Grid Computing

Xgrid

Grid computing can be a powerful tool in any researcher’s computational arsenal. Most grids provide additional computational resources at no additional cost to the researcher. For IT professionals, they provide a way to divert some computational demand to lower-cost systems, freeing up valuable time on high-end computational resources.

While the term “grid” means many things to many people, there are practical applications of grid technologies today that can have a positive impact on research computing. Many are open source technologies, some are commercial solutions, and every technology tends to have both benefits and drawbacks for given applications. Whether a given grid technology is useful for your work often comes down to whether you and the developer define “grid” in the same way.

What is a grid?

There are many approaches to grid computing, each of which serves a unique need in the world of information technology. The following table shows some of the more common grid types:

Type Benefit
Desktop recovery or cycle harvesting
Idle systems on a network are put to work on grid tasks when they’re not otherwise in use. Uses existing hardware to accomplish extra work at no additional cost.
Resource aggregation and abstraction
Compute resources, such as computational clusters, are connected to one another from anywhere in the world. Schedulers assign tasks to these resources as they are free. Grid software automatically chooses the best available resource for a given job without requiring the end user to be an expert.
Load balancing
Multiple systems capable of performing the same tasks dynamically share the load of tasks, such as database transactions. Very scalable: the more systems you add to the grid, the more load they’ll handle.
Data grid
Copies of data exist in one or more locations on the grid with universally addressable locations. Anyone can access data from anywhere on the grid without knowing or caring where it exists.

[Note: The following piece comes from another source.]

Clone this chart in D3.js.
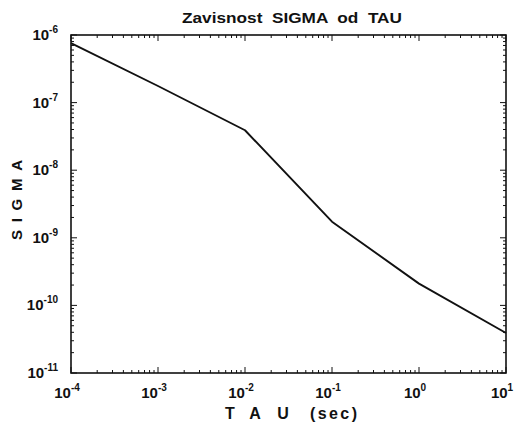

Generally speaking, a given grid technology takes on one of these grid types. Condor from the University of Wisconsin is a cycle harvesting application. Products from Platform and components of the GLOBUS toolkit enable worldwide grids with resource abstraction. Systems like Oracle’s 10g database software enable straightforward load balancing across a grid, as well as some data grid capabilities. Xgrid, built into Mac OS X Server and Mac OS X, is perfect for desktop harvesting applications on local and wide area networks.

What’s a grid good for?

Building a computational grid out of systems you already own lets you easily provide additional resources to researchers without buying new hardware and without placing undue burden on administrators. By installing some additional software, your systems will take on tasks whenever they’re idle, increasing the utility of systems that would otherwise do nothing at night and on weekends.

Grids that abstract resources from around the world are more complicated, but they provide a powerful tool to researchers who need access to high-end systems without directly managing their own. Take CERN, for example, where everyone needs computational power, but few who collaborate with CERN actually work there. How do you provide resources to different researchers from various countries? A grid that makes everyone’s system available to any authenticated user on the grid allows access to large pools of computational resources without requiring any one user to have ownership of the entire pool.

How do I build a grid?

Whether you’re a researcher or IT professional, building a cycle harvesting grid can be a fairly straightforward endeavor, especially given the technologies that have matured over the last few years. Xgrid makes it easy to aggregate idle desktop power into a powerful computational grid.

Leopard

Installing agent software onto the systems in the grid is usually easy. For systems running Mac OS X Leopard or Tiger, the software is already installed. For systems running Mac OS X Panther, you can download a free package installer from Apple and install it. Third-party software would require a separate installation.

Grids require a controller or scheduler. With Xgrid, any system running Mac OS X Leopard or Tiger Server already has the Xgrid controller built in. All you have to do is turn it on by specifying some basic parameters. Your agents can then connect to the controller and make themselves available to the grid.

Finally, clients who submit jobs into the grid must be configured with the appropriate software. As you might expect, any system running Mac OS X Leopard or Tiger already has the appropriate software. Just type “xgrid” at the command line, or use any application that takes advantage of the Xgrid APIs in Mac OS X.

Clients and agents automatically discover the controller using Bonjour, Mac OS X’s built-in service discovery protocol. System administrators can specify controllers manually and limit the use of the cluster based on LDAP- and Kerberos-based authentication and credentials.

What can I run on the grid?

In theory, anything that can be run on a cluster can be run on a grid. In reality, however, the characteristics of a grid limit the practical use to problems with specific characteristics. The most amenable problems are those that are “embarrassingly parallel,” meaning they have data sets that can be broken into independent pieces. Good examples are BLAST searching or batch image processing.

Generally, any application that can be executed from the command line can be run on a grid. If it’s capable of having its operating instructions set from the command line, you can easily execute multiple copies of the application at once.

Let’s say you have an image processing script that takes images from a digital microscope, normalizes the luminosity of the images with a set of known parameters, converts the images from RGB to CMYK and tags the images with Spotlight data based on the device used to capture them. All of this could be done in a simple shell script with facilities available from the command line in Mac OS X. If your digital microscope places 2,000 images on a file server, each Xgrid agent can grab a different subset of images, process them and return them to a known location. Such processes are ideal for grid deployments using Xgrid, Condor or other desktop recovery mechanisms.